Does The Rise, The Fall, And The Rise warrant our attention? Is it worth the effort of ploughing through what is a near-tome of a book? I would have to say yes but you need to have an interest in The Fall to act as a motivator as without that you might just as well read Viv Albertine's autobiography which if not better, is definitely shorter.

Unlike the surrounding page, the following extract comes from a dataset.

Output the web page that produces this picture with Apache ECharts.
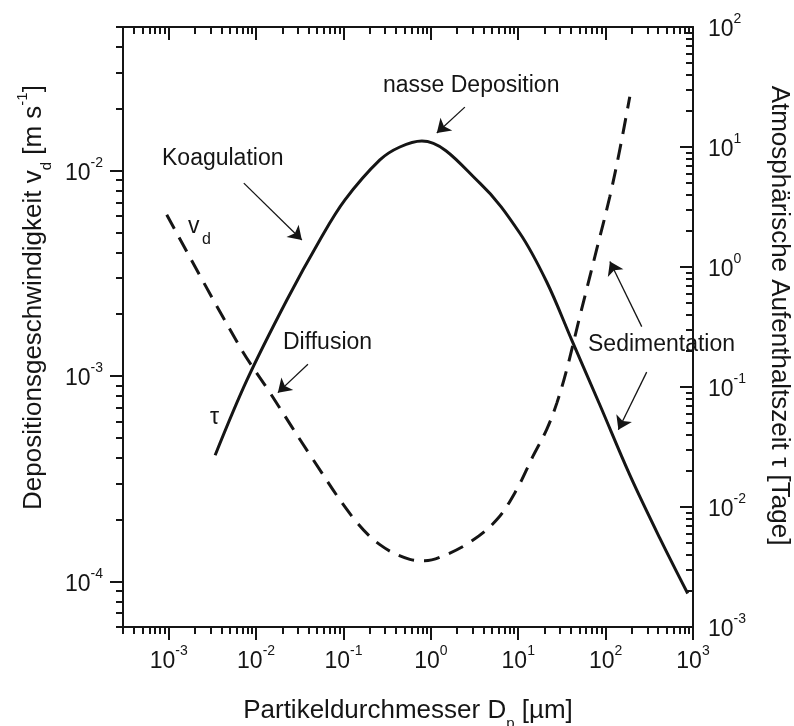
<!DOCTYPE html>
<html>
<head>
<meta charset="utf-8">
<script src="https://cdn.jsdelivr.net/npm/echarts@6/dist/echarts.min.js"></script>
<style>
  html, body { margin: 0; padding: 0; background: #ffffff; }
  #chart { width: 794px; height: 726px; }
</style>
</head>
<body>
<div id="chart"></div>
<script>
// Deposition velocity v_d [m/s] versus particle diameter D_p [µm] (dashed, left axis)
const vdDiameter = [9.5e-4, 6.5e-3, 0.0144, 0.0447, 0.128, 0.261, 0.575, 0.85, 1.27, 2.79, 5.7, 9.6, 14.7, 21.2, 27.7, 36, 50.7, 79, 112, 145, 189];
const vdValues   = [6.1e-3, 1.39e-3, 8.3e-4, 3.93e-4, 2.05e-4, 1.51e-4, 1.28e-4, 1.26e-4, 1.31e-4, 1.55e-4, 2.0e-4, 2.8e-4, 4.06e-4, 5.5e-4, 7.4e-4, 1.08e-3, 1.95e-3, 4.13e-3, 7.5e-3, 0.0126, 0.0229];

// Atmospheric residence time τ [days] versus particle diameter D_p [µm] (solid, right axis)
const tauDiameter = [3.4e-3, 7.85e-3, 0.0225, 0.0537, 0.104, 0.261, 0.442, 0.79, 3.64, 10.4, 21.2, 41, 86, 189, 417, 870];
const tauValues   = [0.027, 0.114, 0.531, 1.68, 3.62, 7.8, 10.0, 11.2, 5.0, 1.92, 0.75, 0.246, 0.0708, 0.0185, 0.0055, 0.0019];

// Axis ranges and labelled decades
const xRange = [3e-4, 1e3];
const vdRange = [6e-5, 5e-2];
const tauRange = [1e-3, 1e2];
const xTickValues = [1e-3, 1e-2, 1e-1, 1, 10, 100, 1000];
const vdTickValues = [1e-4, 1e-3, 1e-2];
const tauTickValues = [1e-3, 1e-2, 1e-1, 1, 10, 100];

const FONT = '"Liberation Sans", Arial, Helvetica, sans-serif';
const INK = '#151515';

// decades 10^k inside a range
function decadesIn(range) {
  const out = [];
  for (let k = Math.floor(Math.log10(range[0])); k <= Math.ceil(Math.log10(range[1])); k++) {
    const v = Number(Math.pow(10, k).toPrecision(6));
    if (v >= range[0] * 0.9999 && v <= range[1] * 1.0001) out.push(v);
  }
  return out;
}
// 2·10^k ... 9·10^k inside a range
function minorsIn(range) {
  const out = [];
  for (let k = Math.floor(Math.log10(range[0])) - 1; k <= Math.ceil(Math.log10(range[1])); k++) {
    for (let m = 2; m <= 9; m++) {
      const v = Number((m * Math.pow(10, k)).toPrecision(6));
      if (v >= range[0] * 0.9999 && v <= range[1] * 1.0001) out.push(v);
    }
  }
  return out;
}

function powerLabel(v) {
  const e = Math.round(Math.log10(v));
  return '{b|10}{s|' + e + '}';
}
const powerRich = {
  b: { fontFamily: FONT, fontSize: 23, color: INK, padding: [6, 0, 0, 0] },
  s: { fontFamily: FONT, fontSize: 14, color: INK, verticalAlign: 'top' }
};

function titleStyle(padding) {
  return {
    fontFamily: FONT, fontSize: 26, color: INK, padding: padding,
    rich: {
      t: { fontFamily: FONT, fontSize: 26, color: INK, padding: [6, 0, 7, 0] },
      sub: { fontFamily: FONT, fontSize: 15, color: INK, verticalAlign: 'bottom' },
      sup: { fontFamily: FONT, fontSize: 15, color: INK, verticalAlign: 'top' }
    }
  };
}

const MAJOR = 13, MINOR = 7;
const lineStyle = { color: INK, width: 2 };

function xAxisSet(position, inside, withLabels, name) {
  const base = {
    type: 'log', logBase: 10, min: xRange[0], max: xRange[1], position: position,
    splitLine: { show: false }, minorTick: { show: false }
  };
  const major = Object.assign({}, base, {
    axisLine: { show: true, lineStyle: lineStyle },
    axisTick: { show: true, inside: inside, length: MAJOR, lineStyle: lineStyle, customValues: decadesIn(xRange) },
    axisLabel: withLabels ? { show: true, margin: 17, formatter: powerLabel, rich: powerRich, customValues: xTickValues } : { show: false }
  });
  if (name) {
    major.name = name;
    major.nameLocation = 'middle';
    major.nameGap = 65;
    major.nameTextStyle = titleStyle([0, 0, 0, 0]);
  }
  const minor = Object.assign({}, base, {
    axisLine: { show: false },
    axisTick: { show: true, inside: inside, length: MINOR, lineStyle: lineStyle, customValues: minorsIn(xRange) },
    axisLabel: { show: false }
  });
  return [major, minor];
}

function yAxisSet(position, range, ticks, inside, labelMargin, name, nameGap, nameRotate, namePadding) {
  const base = {
    type: 'log', logBase: 10, min: range[0], max: range[1], position: position,
    splitLine: { show: false }, minorTick: { show: false }
  };
  const major = Object.assign({}, base, {
    axisLine: { show: true, lineStyle: lineStyle },
    axisTick: { show: true, inside: inside, length: MAJOR, lineStyle: lineStyle, customValues: decadesIn(range) },
    axisLabel: { show: true, margin: labelMargin, formatter: powerLabel, rich: powerRich, customValues: ticks },
    name: name, nameLocation: 'middle', nameGap: nameGap, nameRotate: nameRotate,
    nameTextStyle: titleStyle(namePadding)
  });
  const minor = Object.assign({}, base, {
    axisLine: { show: false },
    axisTick: { show: true, inside: inside, length: MINOR, lineStyle: lineStyle, customValues: minorsIn(range) },
    axisLabel: { show: false }
  });
  return [major, minor];
}

const xAxes = xAxisSet('bottom', false, true, '{t|Partikeldurchmesser D}{sub|p}{t| [µm]}')
  .concat(xAxisSet('top', true, false, null));
const yAxes = yAxisSet('left', vdRange, vdTickValues, false, 20,
    '{t|Depositionsgeschwindigkeit v}{sub|d}{t| [m s}{sup|-1}{t|]}', 65, 90, [0, 0, 0, 59])
  .concat(yAxisSet('right', tauRange, tauTickValues, true, 15,
    '{t|Atmosphärische Aufenthaltszeit τ [Tage]}', 66, -90, [0, 23, 0, 0]));

const arrowStyle = { color: INK, width: 1.3, type: 'solid' };
function arrow(from, to) {
  return [{ coord: from }, { coord: to }];
}

const option = {
  animation: false,
  backgroundColor: '#ffffff',
  grid: { left: 123, right: 101, top: 27, bottom: 99, containLabel: false, outerBoundsMode: 'none' },
  xAxis: xAxes,
  yAxis: yAxes,
  series: [
    {
      name: 'v_d', type: 'line', xAxisIndex: 0, yAxisIndex: 0,
      data: vdDiameter.map((d, i) => [d, vdValues[i]]),
      showSymbol: false, smooth: 0.35,
      lineStyle: { color: INK, width: 3, type: [16, 10] },
      markLine: {
        silent: true, symbol: ['none', 'arrow'], symbolSize: 13,
        label: { show: false }, lineStyle: arrowStyle,
        data: [
          arrow([0.0392, 1.14e-3], [0.01775, 8.3e-4]),
          arrow([259, 1.74e-3], [112, 3.61e-3])
        ]
      }
    },
    {
      name: 'τ', type: 'line', xAxisIndex: 0, yAxisIndex: 2,
      data: tauDiameter.map((d, i) => [d, tauValues[i]]),
      showSymbol: false, smooth: 0.35,
      lineStyle: { color: INK, width: 3 },
      markLine: {
        silent: true, symbol: ['none', 'arrow'], symbolSize: 13,
        label: { show: false }, lineStyle: arrowStyle,
        data: [
          arrow([2.45, 21.5], [1.17, 13.1]),
          arrow([7.24e-3, 5.0], [0.0334, 1.68]),
          arrow([295, 0.133], [140, 0.044])
        ]
      }
    }
  ],
  graphic: [
    { type: 'text', style: { text: 'nasse Deposition', x: 383, y: 86, font: '23px ' + FONT, fill: INK, align: 'left', verticalAlign: 'middle', textAlign: 'left', textVerticalAlign: 'middle' } },
    { type: 'text', style: { text: 'Koagulation', x: 162, y: 159, font: '23px ' + FONT, fill: INK, align: 'left', verticalAlign: 'middle', textAlign: 'left', textVerticalAlign: 'middle' } },
    { type: 'text', style: { text: 'Diffusion', x: 283, y: 343, font: '23px ' + FONT, fill: INK, align: 'left', verticalAlign: 'middle', textAlign: 'left', textVerticalAlign: 'middle' } },
    { type: 'text', style: { text: 'Sedimentation', x: 588, y: 345, font: '23px ' + FONT, fill: INK, align: 'left', verticalAlign: 'middle', textAlign: 'left', textVerticalAlign: 'middle' } },
    { type: 'text', style: { text: 'v', x: 188, y: 227, font: '23px ' + FONT, fill: INK, align: 'left', verticalAlign: 'middle', textAlign: 'left', textVerticalAlign: 'middle' } },
    { type: 'text', style: { text: 'd', x: 202, y: 240, font: '16px ' + FONT, fill: INK, align: 'left', verticalAlign: 'middle', textAlign: 'left', textVerticalAlign: 'middle' } },
    { type: 'text', style: { text: 'τ', x: 210, y: 418, font: '23px ' + FONT, fill: INK, align: 'left', verticalAlign: 'middle', textAlign: 'left', textVerticalAlign: 'middle' } }
  ]
};

const chart = echarts.init(document.getElementById('chart'), null, { renderer: 'canvas' });
chart.setOption(option);
</script>
</body>
</html>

As I said, it's not until Mark E Smith enters the story that things start to get interesting but the high comedy starts when Brix leaves America in May of 1983 and flies to England to live with Mark in Manchester. 'I never expected Manchester to be so grim,' she writes 'Nobody smiled. Everybody looked so poor. All their clothes were drab. Where was the colour?'
In the taxi from Piccadilly train station to where Mark lives in Preston, Mark points out all the must-see sights of his beloved city: 'Look, Brixie, there's the Boddingtons Brewery! There's Strangeways Prison!' All Brix can see, however, are squat little buildings with the words 'Cash and Carry' spray-painted on their front windows. 'I didn't know what Cash and Carry meant,' she writes 'but I had a feeling it wasn't glamorous. It was a long way from Bloomingdale's, that's for sure.'


It's on arriving at Mark's flat for the first time, however, that the comedy goes from observational to full-on Monty Python:
'Shall I make you a cuppa?' Mark asks. 'Yes, please,' say Brix 'I'll get the milk. Where do you keep it?'
'Out the window,' Mark tells her .
'What do you mean, 'out the window'?'
Mark pushes open a sooty window at the back of the kitchen to reveal a cement ledge where perched precariously is a small bottle of milk, a pack of Danish back bacon, a carton of eggs and a loaf of Hovis white bread. Brix is incredulous. Perhaps this is a traditional resourceful British custom, she wonders?
'Where is your washing machine and dryer?' she asks.
'I wash me clothes in the bathtub,' Mark replies.
'Mark, there's no hot water!'
'You have to turn on the immersion heater, love.'
'What's an immersion heater?'
'Do you have a shower?'
'Of course.' Mark then proceeds to show Brix a bizarre hose-like contraption that you attach to the mouth of a tap.
Brix is aghast.

It must be said, this is first-class, top-notch comedy. Things get even more hilarious later on in the book, however, when Brix recites an anecdote about her sex escapade with Micky Mouse at Disneyland. I won't reveal the details but it's genuinely bizarre. And if Brix thought Manchester was a culture shock, she was in for a surprise on her first visit to Blackpool. Her mother and stepfather are coming over from America to visit so Brix asks Mark where they could take them? 
'Let's take them to Blackpool, it's great,' Mark says 'You'll like it, it's like Disneyland and it's by the seaside.'
'My family loves the beach,' Brix writes 'so we rented a car and drove to the most heinous place I've ever been to in my life. It was grim and freezing. They call the amusement park area Blackpool Pleasure Beach. The rides were like the rides of doom, rickety and old. Along the promenade they hang lights, grandiosely called 'illuminations'. They do this in lots of seaside towns. They looked like crude crappy candy canes in black and white. I've seen backwoods country carnivals with better lighting decoration. My mother turned to me and said 'This is the night of the living dead'.'


Brix's book isn't a constant stream of funny anecdotes, by any means. Mark E Smith, for example, is revealed as being a very naughty boy that leads to divorce between Brix and him. There's a lot of airing of dirty washing going on here but then that's the thing about autobiographies in that they allow this. It's probably the only place to do it, really. It's also the place, of course, to settle scores and on that point, Morrissey of The Smiths is but one of the targets. Did Morrissey name The Smiths after Mark E Smith? It's feasible. And what's worse: being fired from The Smiths crew for eating meat whilst on tour, or being fired from The Fall crew for eating a salad? It's obvious which one is the funniest and this also makes it obvious that without Mark E Smith having a central role in Brix's life, her story wouldn't be half as good and would certainly not be half as entertaining. And entertaining it most certainly is.